The smallness and intimacy of the University of Queensland Press seemed all the more obvious to Astley after her overseas experiences. It was a poorly resourced operation that had purchased its first office computers less than three years before; typed carbon copies of letters and handwritten production cards were the norm.6 Astley was looking carefully at the state of the copyright of her works and had convinced herself that The Acolyte was out of print, which it wasn’t, but she was keen to know what she could offer new publishers. She had also been seriously put offside by the UQP-attached university bookshop’s alleged ‘neglect of her presence’ two years ago when she had been a writer-in-residence. After being told The Acolyte was not out of print, she followed up with another letter complaining about the absence of any display of her works, which she described as ‘offensive’.7 At the same time, Astley was now actively looking for a US literary agent and probably already knew that a small publisher such as UQP would not be her future, despite its reputation for originating and promoting Australian fiction.
‘Bluster and bully[ing]’, wrote the UQP publishing editor Craig Munro, was part of ‘Thea’s usual style/charm!’8 In fact, the press had worked hard to appease Astley. They had tried not to mind having lost publication of Beachmasters to Penguin while they themselves were dealing with reprints of Item and versions of the paperbacks of Descant and The Acolyte. Publishing director Laurie Muller wrote a long letter answering a list of Astley’s complaints – the lack of a launch for Item, no books at the Guggenheim and Toronto readings the previous year, and so forth – concluding with his plan to pulp and reissue the paperback of The Acolyte, replacing what he regarded as ‘one of the most appalling jackets of all time’.9
The publication of Beachmasters kept Astley firmly planted in the moment. It was a novel she had worked particularly hard on, but so had Penguin. The use of dialogue in pidgin languages had been problematic and taken many extra hours of specialised editing by Penguin’s Carla Taines. After the launch in early 1985, even Astley was feeling a bit sheepish about her frequent despairing letters to Penguin. There had been, she wrote while still packing up Kuranda, ‘a wonderful launching party’ in Melbourne but it was the ‘decent review in The Australian’ that really restored her spirits, a way to repay Penguin for ‘taking a punt’ on her, she said, deflecting in her usual way.10 This time, Astley had to admit, they had got it right.

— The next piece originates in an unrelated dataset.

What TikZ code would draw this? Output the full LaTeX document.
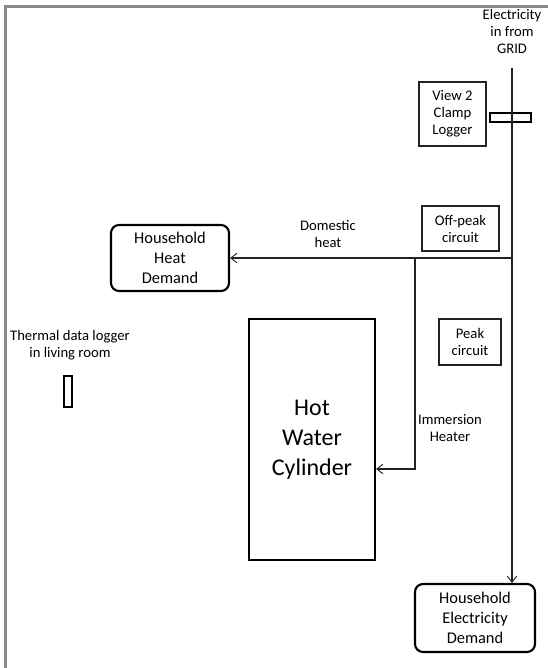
\documentclass[tikz,border=0pt]{standalone}
\usepackage{fontspec}
\setmainfont{Carlito}
\usepackage{tikz}
\usetikzlibrary{arrows.meta,positioning}
\definecolor{framegray}{HTML}{8A8A8A}
\definecolor{inkgray}{HTML}{222222}

\begin{document}
\begin{tikzpicture}[
  x=0.75pt,
  y=-0.75pt,
  wire/.style={line width=0.8pt, draw=inkgray},
  flow/.style={wire, -{Straight Barb[length=4.5pt, width=7pt, line width=0.7pt]}},
  labelbox/.style={draw=inkgray, line width=0.8pt, inner sep=0pt, align=center, font=\fontsize{11}{12.75}\selectfont},
  demand/.style={draw=black, line width=1.6pt, rounded corners=6pt, inner sep=0pt, align=center, font=\fontsize{12.3}{15}\selectfont},
  tank/.style={draw=black, line width=1.6pt, inner sep=0pt, align=center, font=\fontsize{18}{22.5}\selectfont},
  sensor/.style={draw=black, line width=1.5pt, inner sep=0pt},
  note/.style={align=center, inner sep=0pt, font=\fontsize{11}{12.75}\selectfont},
  frame/.style={draw=framegray, line width=1.8pt}
]
\useasboundingbox (0,0) rectangle (548,668);
\draw[frame] (5.5,668) -- (5.5,6.5) -- (548,6.5);

\node[note] (grid) at (512,31) {Electricity\\in from\\GRID};
\coordinate (supply) at (512,68);
\node[labelbox, minimum width=50.25pt, minimum height=48pt] (logger) at (452.5,114) {View 2\\Clamp\\Logger};
\node[sensor, minimum width=30.75pt, minimum height=6.75pt] (clamp) at (510.5,117.5) {};
\node[labelbox, minimum width=57.75pt, minimum height=33.75pt] (offpeak) at (460.5,228.5) {Off-peak\\circuit};
\node[labelbox, minimum width=46.5pt, minimum height=34.5pt] (peak) at (470,342) {Peak\\circuit};

\node[demand, minimum width=88.5pt, minimum height=49.5pt] (heat) at (170,258) {Household\\Heat\\Demand};
\node[tank, minimum width=94.5pt, minimum height=180.75pt] (cyl) at (312,439.5) {Hot\\Water\\Cylinder};
\node[demand, minimum width=90pt, minimum height=51pt] (elec) at (475,618) {Household\\Electricity\\Demand};

\node[note] (thermal) at (70,345.5) {Thermal data logger\\in living room};
\node[sensor, minimum width=6pt, minimum height=23.25pt] (tlogger) at (68,391) {};

\coordinate (junction) at (512,258);
\coordinate (branch) at (415,258);
\draw[flow] (supply) -- (supply |- elec.north);
\draw[flow] (junction) -- (heat.east);
\draw[flow] (branch) |- (cyl.east |- 0,469);
\node[note] (domestic) at (328,234) {Domestic\\heat};
\node[note] (immersion) at (450,428.5) {Immersion\\Heater};
\end{tikzpicture}
\end{document}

With the nasty National Times review behind her, Astley was agitating for extra copies of Beachmasters to submit for national awards, having given them out ‘like lollies’ at the recent Canberra Wordfest, and she asked Penguin to organise this.11 Astley was meticulous in these matters, more like her own mother than she might have been prepared to admit; Eileen had never wanted to take liberties, nor to feel obliged. Thea did not want to appear profligate or presumptuous in having ‘wasted’ copies. Would they deduct the cost of copies from her own royalties? asked Astley. She also enclosed unused Cabcharge vouchers – just in case someone ‘got hold of them and decided to travel by cab to Broome’.12
With the US publication of Beachmasters Astley had achieved an ambition dear to her heart, seeing her work emerge as part of the global book market. Five years earlier, in 1981, she and Fay Zwicky had had their doubts about the Australia Council’s new era of sponsorship.13 However, as recipients of financial assistance from the board, they both knew personally the value of the help.
Astley had been a board-sponsored writer-in-residence at the University of Queensland for 1982–83 and An Item from the Late News published by UQP had also attracted a publishing subsidy.14 The push to promote Australian literature overseas was a huge affirmation of her standing in the literary community and her 1984 trip to America had been generously sponsored by the Literature Board.15 It was not only about Australian literature either: the planned readings at the Guggenheim Museum (where Astley was joined by David Malouf) coincided with a major Australian art exhibition. For Astley, the trip was a moment in her writing life that would prove crucial.
In the US, she had been mixing with writers from a very different publishing context. Astley heard their talk of agents, the necessity, even, of having an agent; how you had to push your own commercial interests and publicity. Only a year before, Astley knew, the Literature Board had
engaged New York book publicist Selma Shapiro to assist in the promotion of books through more extensive reviewing in the US press.16 The amounts of money being paid to writers were much greater too – not something Astley would ever miss.
It was during and after this trip that many thoughts long buried began to surface and influence her sense of the novels she would yet write. For interviews, Astley had probably intended to run off the old lines – ‘I was always led to believe that books by women had no credibility’ – but hearing them in this new context – the fact that she was now a US-published author – changed everything. Astley’s sense of herself as an author permanently shifted; simultaneously, so did her perspective on that past self she was describing.
It seems likely that this was the moment when Astley realised she could do it – no, that she would do it: she would write the stories of women. The new novel with ‘mango’ in its title would be a beginning. For most of her life she had identified with her journalist father. It was noticeable to many how she never mentioned her mother. Now she thought: what about that other journalist, the runaway Con (Cornelius), her mother’s father? What about the life of the women he left behind? For a novelist who was one of those women, it was an irresistible line of descent for her new work.
Astley had already lived through a great deal of change in the world of Australian writing, but now it was changing again before her eyes. Her work was a bridge between generations of writers. Her new novel, which she titled It’s Raining in Mango, was a way of celebrating her own family’s past while looking to a new writing future.